Formic acid treatment solubilizes fibrillar tau, but not souble tau, and eliminates the binding of pFTAA. DRG neurons cultured from 5-month-old P301S tau mice for 2 days were fixed with 95% ethanol. Top row shows pFTAA+ve neurons immunolabeled with HT7 (red) and MC1 (blue) antibodies. Bottom row shows the same set of neurons re-stained with pFTAA and antibodies after a 15 min treatment with 90% formic acid. Note that formic acid treatment prevented the re-binding of pFTAA and the MC1 antibody whereas the interaction with HT7, which binds to soluble and insoluble tau, was restored.

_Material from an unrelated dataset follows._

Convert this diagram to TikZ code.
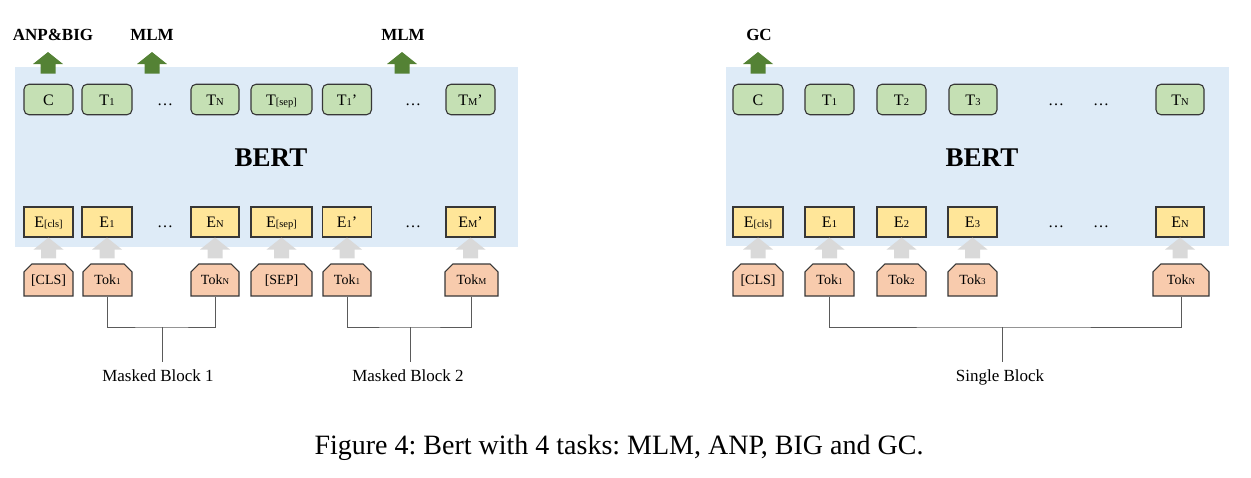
\documentclass[tikz,border=0pt]{standalone}
\usepackage{fontspec}
\setmainfont{Liberation Serif}
\usetikzlibrary{shapes.misc,calc}
\frenchspacing

\definecolor{bertblue}{RGB}{222,235,247}
\definecolor{outgreen}{RGB}{197,224,180}
\definecolor{embyellow}{RGB}{255,230,153}
\definecolor{tokorange}{RGB}{248,203,173}
\definecolor{taskgreen}{RGB}{84,130,53}
\definecolor{upgray}{RGB}{217,217,217}
\definecolor{boxline}{RGB}{55,55,55}
\definecolor{brace}{RGB}{90,90,90}

\newcommand{\idx}[1]{{\fontsize{10.5}{10.5}\selectfont #1}}
\newcommand{\tidx}[1]{{\fontsize{9}{9}\selectfont #1}}
\newcommand{\fatup}[4]{\fill[#1] (#3) -- ++(15,12) -- ++(-7.5,0)
  -- ($(#3 |- #2)+(7.5,-#4)$) -- ++(-15,0) -- ($(#3)+(-7.5,12)$) -- ++(-7.5,0) -- cycle;}

\tikzset{
  outbox/.style={draw=boxline, fill=outgreen, rounded corners=5pt, line width=1.1pt,
    minimum width=#1, minimum height=30.5pt, inner sep=0pt, text height=11pt, text depth=0pt,
    font=\fontsize{16}{16}\selectfont},
  embbox/.style={draw=boxline, fill=embyellow, line width=1.1pt,
    minimum width=#1, minimum height=30pt, inner sep=0pt, text height=11pt, text depth=0pt,
    font=\fontsize{16}{16}\selectfont},
  tokbox/.style={chamfered rectangle, chamfered rectangle corners={north west,north east},
    chamfered rectangle xsep=6pt, chamfered rectangle angle=45,
    draw=boxline, fill=tokorange, line width=1.1pt,
    minimum width=#1, minimum height=32pt, inner sep=0pt, text height=9.5pt, text depth=0pt,
    font=\fontsize{14}{14}\selectfont},
  dotsx/.style={text height=11pt, text depth=0pt, font=\fontsize{16}{16}\selectfont},
  task/.style={text height=12pt, text depth=0pt, font=\bfseries\fontsize{17}{17}\selectfont},
  bertname/.style={text height=18pt, text depth=0pt, font=\bfseries\fontsize{27}{27}\selectfont},
  blocklabel/.style={text height=11.5pt, text depth=0pt, inner sep=8pt, font=\fontsize{17}{17}\selectfont},
  panel/.style={fill=bertblue}
}

\begin{document}
\begin{tikzpicture}[x=1pt, y=-1pt]
\useasboundingbox (0,0) rectangle (1251,477);

\fill[panel] (15,67) rectangle (518,247);
\fill[panel] (726,67) rectangle (1229,246);

\draw
(48.5, 99.5) node[outbox=49](c){C}
(107, 99.5) node[outbox=50](t1){T\idx{1}}
(165, 99.5) node[dotsx](dt1){\dots}
(215, 99.5) node[outbox=48](tn){T\idx{N}}
(281.5, 99.5) node[outbox=61](tsep){T\idx{[sep]}}
(347, 99.5) node[outbox=49](t1p){T\idx{1}’}
(413, 99.5) node[dotsx](dt2){\dots}
(470.5, 99.5) node[outbox=49](tmp){T\idx{M}’}

(48.5, 222) node[embbox=49](ecls){E\idx{[cls]}}
(107, 222) node[embbox=50](e1){E\idx{1}}
(165, 222) node[dotsx](de1){\dots}
(215, 222) node[embbox=48](en){E\idx{N}}
(281.5, 222) node[embbox=61](esep){E\idx{[sep]}}
(347, 222) node[embbox=49](e1p){E\idx{1}’}
(413, 222) node[dotsx](de2){\dots}
(470.5, 222) node[embbox=49](emp){E\idx{M}’}

(48.5, 280) node[tokbox=49](cls){[CLS]}
(107.5, 280) node[tokbox=49](tok1){Tok\tidx{1}}
(215, 280) node[tokbox=48](tokn){Tok\tidx{N}}
(281.5, 280) node[tokbox=61](sep){[SEP]}
(347, 280) node[tokbox=48](tok1p){Tok\tidx{1}}
(471.5, 280) node[tokbox=53](tokm){Tok\tidx{M}}

(758, 99.5) node[outbox=50](c2){C}
(829.5, 99.5) node[outbox=49](t21){T\idx{1}}
(901.5, 99.5) node[outbox=49](t22){T\idx{2}}
(973, 99.5) node[outbox=48](t23){T\idx{3}}
(1056, 99.5) node[dotsx](dt3){\dots}
(1101, 99.5) node[dotsx](dt4){\dots}
(1180, 99.5) node[outbox=48](t2n){T\idx{N}}

(758, 222) node[embbox=50](ecls2){E\idx{[cls]}}
(829.5, 222) node[embbox=49](e21){E\idx{1}}
(901.5, 222) node[embbox=49](e22){E\idx{2}}
(972.5, 222) node[embbox=49](e23){E\idx{3}}
(1056, 222) node[dotsx](de3){\dots}
(1101, 222) node[dotsx](de4){\dots}
(1180, 222) node[embbox=48](e2n){E\idx{N}}

(758, 280) node[tokbox=50](cls2){[CLS]}
(829.5, 280) node[tokbox=49](tok21){Tok\tidx{1}}
(901.5, 280) node[tokbox=49](tok22){Tok\tidx{2}}
(972.5, 280) node[tokbox=49](tok23){Tok\tidx{3}}
(1181, 280) node[tokbox=56](tok2n){Tok\tidx{N}}

(271, 157.5) node[bertname](bertl){BERT}
(982, 157.5) node[bertname](bertr){BERT}

(53, 34) node[task](anpbig){ANP\&BIG}
(152, 34) node[task](mlm1){MLM}
(403, 34) node[task](mlm2){MLM}
(759, 34) node[task](gc){GC}

(158, 376) node[blocklabel](mb1){Masked Block 1}
(408, 376) node[blocklabel](mb2){Masked Block 2}
(1000, 376) node[blocklabel](sb){Single Block}

(619, 446) node[text height=17pt, text depth=0pt, font=\fontsize{28}{28}\selectfont](cap){Figure 4: Bert with 4 tasks: MLM, ANP, BIG and GC.};

\coordinate (g1) at (48, 52);
\coordinate (g2) at (152, 52);
\coordinate (g3) at (402, 52);
\coordinate (g4) at (758, 52);
\fatup{taskgreen}{c.north}{g1}{10}
\fatup{taskgreen}{c.north}{g2}{10}
\fatup{taskgreen}{c.north}{g3}{10}
\fatup{taskgreen}{c2.north}{g4}{10}

\foreach \tk/\em in {cls/ecls, tok1/e1, tokn/en, sep/esep, tok1p/e1p, tokm/emp,
  cls2/ecls2, tok21/e21, tok22/e22, tok23/e23, tok2n/e2n}
  {\fatup{upgray}{\tk.north}{\em.south}{5}}

\coordinate (j1) at (162, 327);
\coordinate (j2) at (410, 327);
\coordinate (j3) at (1002, 327);
\draw[brace, line width=1pt] (tok1.south) |- (j1) -| (tokn.south);
\draw[brace, line width=1pt] (j1) -- (j1 |- mb1.north);
\draw[brace, line width=1pt] (tok1p.south) |- (j2) -| (tokm.south);
\draw[brace, line width=1pt] (j2) -- (j2 |- mb2.north);
\draw[brace, line width=1pt] (tok21.south) |- (j3) -| (tok2n.south);
\draw[brace, line width=1pt] (j3) -- (j3 |- sb.north);

\end{tikzpicture}
\end{document}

Scale bar, 50 μm.

Figure 4

A dose response of pFTAA demonstrates a single, homogeneous binding site to neurons expressing filamentous tau. pFTAA was added at the concentrations indicated to ethanol-fixed DRG neurons cultured from 5-month-old P301S tau mice for 2 days. (A) Representative images of pFTAA binding intensities at the concentrations indicated. (B) Quantification of signal intensity. To determine the relationship between the concentration of pFTAA and fluorescence intensity, the fluorescence intensity values from 15 neurons per dose were averaged (circles) and the results were submitted to a least square curve fitting analysis according to an equation that predicts a single, saturable binding site (line) from which a half saturation constant of 0.142 μM (R² = 0.983) was derived. Error bars indicate sem values. Scale bar, 100 μm.

Figure 5

Labeling of insoluble tau is not an artifact of fixation. DRG neurons cultured from 5-month-old P301S tau mice for 2 days were either incubated with 3 μM pFTAA for 30 min at room temperature before fixation in 95% ethanol, or fixed before labeling with pFTAA using the same solution and conditions. Cultures were immunolabeled with the HT7 antibody (red). Loading of pFTAA into either live or fixed dissociated DRG neurons produced equivalent signal and co-localization with HT7. Note that some HT7+ve neurons are not labeled with pFTAA because HT7 neurons with insoluble tau only represent about 44% of all the HT7+ve neurons. Scale bar, 100 μm.

Figure 6

Slow death of defined DRG neurons expressing fibrillar tau can be followed continuously after labeling with pFTAA. DRG neurons were cultured from 5-month-old P301S tau mice for 7 days before labeling with 3 μM pFTAA, (t = time in days after addition of pFTAA). Medium was replaced with PI-containing medium without pFTAA every 3 days. (A) Images of the same set of neurons at 0, 2, and 7 days after addition of pFTAA showing appearance of PI+ve neurons and their subsequent disappearance from the cultures. (B) The loss of pFTAA+ve neurons as a percentage of total neurons originally labeled is 45% after 25 days in vitro. The loss of pFTAA+ve neurons becomes significant at 10 days in vitro (p = 0.0144) and continues to increase until 25 days in vitro (p = 0.0017). Black square denotes percentage survival of pFTAA-ve neurons in the same culture after 25 days (mean ± sem from the three biological replicates, p = 0.0318, paired t-test). Scale bar, 50 μm.